Politicians will be “expected” to attend a “large community assembly” held by the Unite trade union in Ballymena to answer questions on job prospects and investment in the area, it has emerged.
Regional officer for Unite in the Ballymena area, Susan Fitzgerald, told of their plans for the troubled town after around 1,000 people attended a rally calling for investment to the area.
Almost 2,000 people will lose their jobs in the next two years when Michelin and JTI Gallaher close.
Hollywood actor Liam Neeson, who is originally from Ballymena, has lent his voice to the campaign and on Saturday a message from him was played to the crowd on a big screen.
The rally took place on the same day that B&Q ceased trading in Ballymena.

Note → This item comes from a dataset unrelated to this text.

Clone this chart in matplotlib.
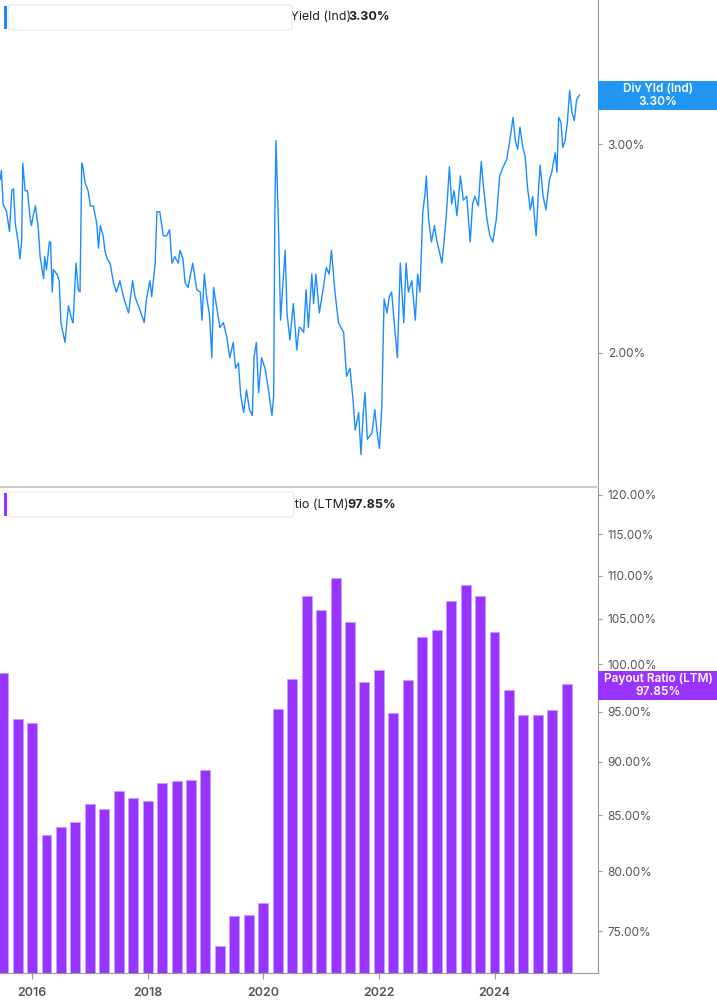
import numpy as np
import matplotlib
matplotlib.use("Agg")
from matplotlib import pyplot as plt
from matplotlib.patches import FancyBboxPatch, Rectangle
from matplotlib.ticker import FixedLocator, NullLocator

plt.rcParams['font.family'] = 'Inter'

# dividend yield (decimal year, %)
yield_dates = [2015.45, 2015.47, 2015.50, 2015.56, 2015.61, 2015.65, 2015.68, 2015.71, 2015.76, 2015.79,
               2015.82, 2015.84, 2015.88, 2015.92, 2015.97, 2015.99, 2016.02, 2016.06, 2016.11, 2016.14,
               2016.20, 2016.22, 2016.25, 2016.30, 2016.32, 2016.35, 2016.37, 2016.43, 2016.47, 2016.50,
               2016.57, 2016.63, 2016.69, 2016.71, 2016.76, 2016.80, 2016.83, 2016.86, 2016.88, 2016.92,
               2016.97, 2017.01, 2017.06, 2017.12, 2017.15, 2017.18, 2017.23, 2017.26, 2017.30, 2017.35,
               2017.41, 2017.46, 2017.52, 2017.58, 2017.67, 2017.74, 2017.78, 2017.87, 2017.94, 2017.98,
               2018.04, 2018.07, 2018.13, 2018.16, 2018.21, 2018.27, 2018.33, 2018.38, 2018.42, 2018.47,
               2018.53, 2018.56, 2018.61, 2018.65, 2018.70, 2018.78, 2018.85, 2018.91, 2018.94, 2018.98,
               2019.02, 2019.07, 2019.11, 2019.14, 2019.19, 2019.25, 2019.31, 2019.37, 2019.42, 2019.48,
               2019.52, 2019.57, 2019.61, 2019.66, 2019.71, 2019.76, 2019.81, 2019.84, 2019.88, 2019.92,
               2019.97, 2020.03, 2020.09, 2020.15, 2020.18, 2020.20, 2020.22, 2020.26, 2020.28, 2020.30,
               2020.34, 2020.38, 2020.41, 2020.46, 2020.52, 2020.58, 2020.62, 2020.64, 2020.70, 2020.74,
               2020.78, 2020.84, 2020.87, 2020.91, 2020.97, 2021.04, 2021.09, 2021.14, 2021.18, 2021.24,
               2021.30, 2021.39, 2021.44, 2021.50, 2021.55, 2021.59, 2021.65, 2021.69, 2021.73, 2021.76,
               2021.80, 2021.88, 2021.93, 2021.97, 2022.01, 2022.05, 2022.09, 2022.14, 2022.18, 2022.22,
               2022.28, 2022.32, 2022.37, 2022.43, 2022.47, 2022.51, 2022.57, 2022.63, 2022.67, 2022.71,
               2022.76, 2022.80, 2022.82, 2022.86, 2022.91, 2022.96, 2023.00, 2023.05, 2023.09, 2023.13,
               2023.17, 2023.22, 2023.26, 2023.30, 2023.35, 2023.41, 2023.46, 2023.52, 2023.58, 2023.62,
               2023.66, 2023.72, 2023.77, 2023.81, 2023.87, 2023.92, 2023.97, 2024.03, 2024.09, 2024.15,
               2024.21, 2024.26, 2024.32, 2024.36, 2024.40, 2024.44, 2024.49, 2024.53, 2024.57, 2024.62,
               2024.66, 2024.72, 2024.76, 2024.79, 2024.84, 2024.89, 2024.95, 2024.99, 2025.05, 2025.08,
               2025.11, 2025.15, 2025.18, 2025.22, 2025.26, 2025.30, 2025.34, 2025.38, 2025.42, 2025.47]
yield_values = [2.80, 2.85, 2.67, 2.63, 2.53, 2.74, 2.75, 2.57, 2.48, 2.40,
                2.48, 2.89, 2.74, 2.74, 2.59, 2.56, 2.61, 2.66, 2.54, 2.41,
                2.31, 2.41, 2.35, 2.48, 2.48, 2.25, 2.35, 2.33, 2.30, 2.12,
                2.04, 2.19, 2.13, 2.12, 2.38, 2.26, 2.25, 2.89, 2.87, 2.78,
                2.74, 2.66, 2.66, 2.57, 2.45, 2.56, 2.51, 2.44, 2.40, 2.38,
                2.29, 2.25, 2.30, 2.23, 2.16, 2.30, 2.23, 2.17, 2.12, 2.22,
                2.30, 2.23, 2.38, 2.63, 2.63, 2.51, 2.51, 2.54, 2.38, 2.41,
                2.38, 2.44, 2.40, 2.29, 2.27, 2.38, 2.26, 2.25, 2.13, 2.33,
                2.23, 2.15, 1.98, 2.27, 2.19, 2.10, 2.12, 2.06, 1.98, 2.04,
                1.94, 1.96, 1.84, 1.78, 1.86, 1.79, 1.77, 1.98, 2.04, 1.85,
                1.98, 1.94, 1.86, 1.77, 1.84, 2.63, 3.02, 2.59, 2.35, 2.13,
                2.29, 2.44, 2.16, 2.05, 2.20, 2.01, 2.10, 2.10, 2.08, 2.26,
                2.10, 2.33, 2.20, 2.33, 2.16, 2.27, 2.36, 2.33, 2.44, 2.25,
                2.12, 2.08, 1.91, 1.94, 1.83, 1.72, 1.78, 1.64, 1.78, 1.85,
                1.69, 1.71, 1.79, 1.71, 1.66, 1.80, 2.22, 2.16, 2.23, 2.25,
                2.08, 1.98, 2.38, 2.12, 2.38, 2.25, 2.30, 2.13, 2.33, 2.25,
                2.63, 2.73, 2.82, 2.59, 2.48, 2.56, 2.49, 2.43, 2.38, 2.49,
                2.63, 2.87, 2.67, 2.74, 2.61, 2.82, 2.69, 2.71, 2.48, 2.67,
                2.71, 2.66, 2.90, 2.76, 2.59, 2.51, 2.48, 2.59, 2.82, 2.87,
                2.91, 3.01, 3.16, 3.02, 2.97, 3.10, 2.98, 2.93, 2.76, 2.64,
                2.71, 2.51, 2.74, 2.88, 2.71, 2.64, 2.80, 2.84, 2.95, 2.84,
                3.16, 3.13, 2.98, 3.02, 3.13, 3.33, 3.19, 3.14, 3.27, 3.30]

# payout ratio (LTM), quarterly from Q2 2015
payout_dates = [2015.5 + 0.25 * i for i in range(40)]
payout_values = [99.1, 94.3, 93.9, 83.2, 83.9, 84.4, 86.0, 85.6, 87.2, 86.6,
                 86.3, 88.0, 88.2, 88.3, 89.2, 73.8, 76.2, 76.3, 77.3, 95.3,
                 98.4, 107.6, 106.0, 109.7, 104.6, 98.1, 99.4, 94.9, 98.3, 103.0,
                 103.7, 107.1, 108.9, 107.6, 103.5, 97.3, 94.7, 94.7, 95.2, 97.85]

yield_ticks = [2.0, 3.0]
payout_ticks = [75, 80, 85, 90, 95, 100, 105, 110, 115, 120]
year_ticks = [2016, 2018, 2020, 2022, 2024]

blue = '#1a8cff'
purple = '#9933ff'
grey = '#999999'
tick_col = '#555555'

fig = plt.figure(figsize=(7.17, 10.05), dpi=100)
W, H = 717, 1005
right = 598 / W
ax1 = fig.add_axes([0, 1 - 487 / H, right, 487 / H])
ax2 = fig.add_axes([0, 1 - 973 / H, right, (973 - 488) / H], sharex=ax1)

ax1.plot(yield_dates, yield_values, color=blue, lw=1.0)
ax1.set_yscale('log')
ax1.set_ylim(1.54, 3.97)

ax2.bar(payout_dates, payout_values, width=0.172, color=purple,
        edgecolor='#c89cff', linewidth=0.6, bottom=0)
ax2.set_yscale('log')
ax2.set_ylim(71.7, 120.9)
ax2.set_xlim(2015.446, 2025.79)

for ax in (ax1, ax2):
    for s in ('top', 'left'):
        ax.spines[s].set_visible(False)
    ax.spines['right'].set_color(grey)
    ax.spines['bottom'].set_color('#cccccc')
    ax.yaxis.tick_right()
    ax.yaxis.set_minor_locator(NullLocator())
    ax.tick_params(axis='y', colors=grey, labelcolor=tick_col, labelsize=8.5,
                   length=3, pad=4)

ax1.spines['bottom'].set_linewidth(1.5)
ax1.yaxis.set_major_locator(FixedLocator(yield_ticks))
ax1.set_yticklabels([f'{t:.2f}%' for t in yield_ticks])
ax1.tick_params(axis='x', bottom=False, labelbottom=False)

ax2.spines['bottom'].set_color(grey)
ax2.yaxis.set_major_locator(FixedLocator(payout_ticks))
ax2.set_yticklabels([f'{t:.2f}%' for t in payout_ticks])
ax2.set_xticks(year_ticks)
ax2.set_xticklabels([str(y) for y in year_ticks])
ax2.tick_params(axis='x', colors=grey, labelcolor=tick_col, labelsize=9, length=4, pad=6)
for lab in ax2.get_xticklabels():
    lab.set_fontweight('semibold')


def legend_box(top_px, color, metric, value, width_px):
    y0 = 1 - (top_px + 25) / H
    box = FancyBboxPatch((8 / W, y0), width_px / W, 25 / H, transform=fig.transFigure,
                         boxstyle='round,pad=0,rounding_size=0.004', facecolor='white',
                         edgecolor='#e6e6e6', linewidth=0.8, zorder=5)
    fig.patches.append(box)
    fig.patches.append(Rectangle((4 / W, y0 + 1 / H), 3 / W, 23 / H, transform=fig.transFigure,
                                 facecolor=color, edgecolor='none', zorder=6))
    yc = y0 + 12.5 / H
    fig.text(13 / W, yc, 'ELS', fontsize=9, fontweight='bold', va='center', color='#222222')
    fig.text(45 / W, yc, 'Equity LifeStyle Properties, Inc.', fontsize=9, fontweight='semibold',
             va='center', color='#222222')
    fig.text(235 / W, yc, metric, fontsize=9, va='center', color='#222222')
    fig.text((235 + 113) / W if 'Ind' in metric else (235 + 112) / W, yc, value, fontsize=9,
             fontweight='bold', va='center', color='#222222')


legend_box(5, blue, 'Dividend Yield (Ind)', '3.30%', 284)
legend_box(492, purple, 'Payout Ratio (LTM)', '97.85%', 286)


def value_tag(top_px, color, line1, line2):
    fig.patches.append(Rectangle((598 / W, 1 - (top_px + 29) / H), 119 / W, 29 / H,
                                 transform=fig.transFigure, facecolor=color, edgecolor='none'))
    fig.text(658 / W, 1 - (top_px + 8) / H, line1, color='white', fontsize=8.5,
             fontweight='semibold', ha='center', va='center')
    fig.text(658 / W, 1 - (top_px + 21) / H, line2, color='white', fontsize=8.5,
             fontweight='semibold', ha='center', va='center')


value_tag(81, '#2196f3', 'Div Yld (Ind)', '3.30%')
value_tag(671, purple, 'Payout Ratio (LTM)', '97.85%')

fig.savefig('out.png', dpi=100)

Local politicians including Ian Paisley MP, TUV leader Jim Allister, several Assemblymen and councillors turned up to show their support for the rally’s aims.
Ms Fitzgerald said Unite “have a whole series of events coming up” and they will “continue with a targeted response to politicians in the short term”.
Mr Allister said what he saw on Saturday “was a grassroots reaction that demands a response from Stormont”.
“The reducing of corporation tax which is imminent did not save one job at JTI or at Michelin,” he said.
“So those companies did not think much of it and it could be there are other issues at play like the cost of their energy or the attraction of cheap labour in Eastern Europe.”
Mr Allister added that he believed Invest NI “have a lot of questions to answer about north Antrim”.
“Out of the hundreds of visits of investors to Northern Ireland few came to north Antrim. We have been neglected,” he said.
Ms Fitzgerald added that during the upcoming meeting, where Unite plan to “pack out a large venue in Ballymena”, they will ask politicians “to answer questions that the community have in terms of investment, prospects for young people, their attitude to minimum wage jobs and if they will fight for jobs where people have a bit of respect and an income they can live on”.
She said workers in the town were “understandably running a gamut of emotions at the moment”.
“We are very conscious that in May, a very short period of time, hundreds of Gallaher workers will walk out of that factory and never again walk over the threshold of it.
“It is a depressing cycle of events and we want to have an impact on that.”